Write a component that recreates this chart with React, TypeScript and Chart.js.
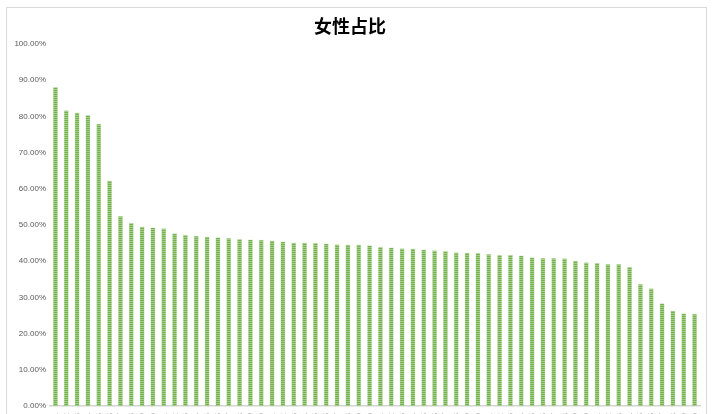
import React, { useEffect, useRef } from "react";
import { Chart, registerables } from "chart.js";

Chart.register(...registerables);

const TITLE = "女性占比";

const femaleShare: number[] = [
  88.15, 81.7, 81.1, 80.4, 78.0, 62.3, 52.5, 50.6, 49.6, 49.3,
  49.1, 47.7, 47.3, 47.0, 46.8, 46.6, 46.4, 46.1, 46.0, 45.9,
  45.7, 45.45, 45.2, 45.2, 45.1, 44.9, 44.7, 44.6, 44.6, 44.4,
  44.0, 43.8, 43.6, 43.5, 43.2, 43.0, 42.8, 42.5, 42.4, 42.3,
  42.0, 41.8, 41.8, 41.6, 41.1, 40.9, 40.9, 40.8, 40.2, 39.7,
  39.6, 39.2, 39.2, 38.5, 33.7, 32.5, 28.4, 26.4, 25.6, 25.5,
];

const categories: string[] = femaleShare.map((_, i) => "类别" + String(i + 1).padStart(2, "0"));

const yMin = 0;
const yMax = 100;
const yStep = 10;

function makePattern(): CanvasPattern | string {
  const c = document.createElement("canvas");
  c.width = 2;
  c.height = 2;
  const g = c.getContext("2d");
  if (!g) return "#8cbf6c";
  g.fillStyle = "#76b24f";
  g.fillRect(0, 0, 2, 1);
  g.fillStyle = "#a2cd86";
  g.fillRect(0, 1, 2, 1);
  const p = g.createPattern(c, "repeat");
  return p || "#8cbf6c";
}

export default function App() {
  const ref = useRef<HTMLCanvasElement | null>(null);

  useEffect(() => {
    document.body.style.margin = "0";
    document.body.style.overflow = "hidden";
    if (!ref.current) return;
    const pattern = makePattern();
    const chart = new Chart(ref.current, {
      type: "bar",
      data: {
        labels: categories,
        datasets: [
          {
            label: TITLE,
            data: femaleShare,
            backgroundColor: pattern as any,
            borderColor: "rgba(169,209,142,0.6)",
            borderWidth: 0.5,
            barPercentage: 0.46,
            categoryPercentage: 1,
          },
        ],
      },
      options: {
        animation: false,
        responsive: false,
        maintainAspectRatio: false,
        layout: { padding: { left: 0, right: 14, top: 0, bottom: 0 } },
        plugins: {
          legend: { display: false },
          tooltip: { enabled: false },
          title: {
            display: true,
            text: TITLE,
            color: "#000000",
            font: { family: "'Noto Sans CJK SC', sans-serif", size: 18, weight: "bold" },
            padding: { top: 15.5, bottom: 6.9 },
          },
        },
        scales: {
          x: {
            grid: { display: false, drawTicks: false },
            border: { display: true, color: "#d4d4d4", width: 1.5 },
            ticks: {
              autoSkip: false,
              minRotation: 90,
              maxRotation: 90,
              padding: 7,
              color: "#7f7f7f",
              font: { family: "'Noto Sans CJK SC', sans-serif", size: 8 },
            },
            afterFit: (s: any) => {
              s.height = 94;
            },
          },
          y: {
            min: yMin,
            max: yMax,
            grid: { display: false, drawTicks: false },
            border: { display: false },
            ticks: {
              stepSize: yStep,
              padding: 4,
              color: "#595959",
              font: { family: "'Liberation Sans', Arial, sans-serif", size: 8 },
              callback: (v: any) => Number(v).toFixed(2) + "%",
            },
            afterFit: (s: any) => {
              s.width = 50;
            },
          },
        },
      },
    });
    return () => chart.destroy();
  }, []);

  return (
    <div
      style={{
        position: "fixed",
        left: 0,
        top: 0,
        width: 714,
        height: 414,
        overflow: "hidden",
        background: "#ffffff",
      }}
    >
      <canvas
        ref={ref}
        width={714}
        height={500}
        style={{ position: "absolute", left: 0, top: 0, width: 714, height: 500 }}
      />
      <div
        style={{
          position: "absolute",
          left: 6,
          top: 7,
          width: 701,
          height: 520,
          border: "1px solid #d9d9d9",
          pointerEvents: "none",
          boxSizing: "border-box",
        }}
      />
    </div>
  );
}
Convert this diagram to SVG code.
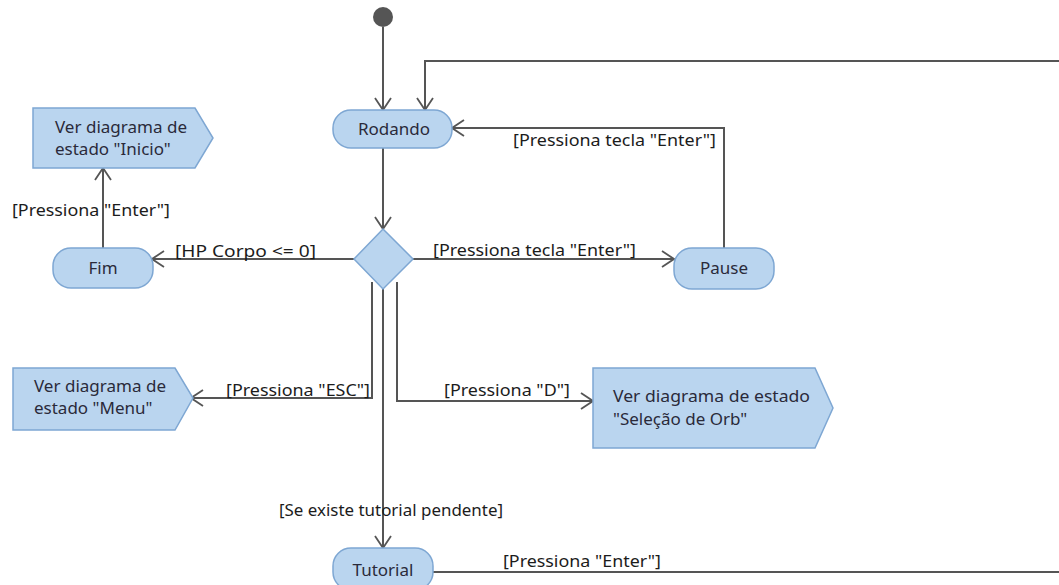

######

GIVEN PROBLEM: In the listing above, locate each line with "React" and copy it.

ANSWER FOR THE TASK:
Write a component that recreates this chart with React, TypeScript and Chart.js.
import React, { useEffect, useRef } from "react";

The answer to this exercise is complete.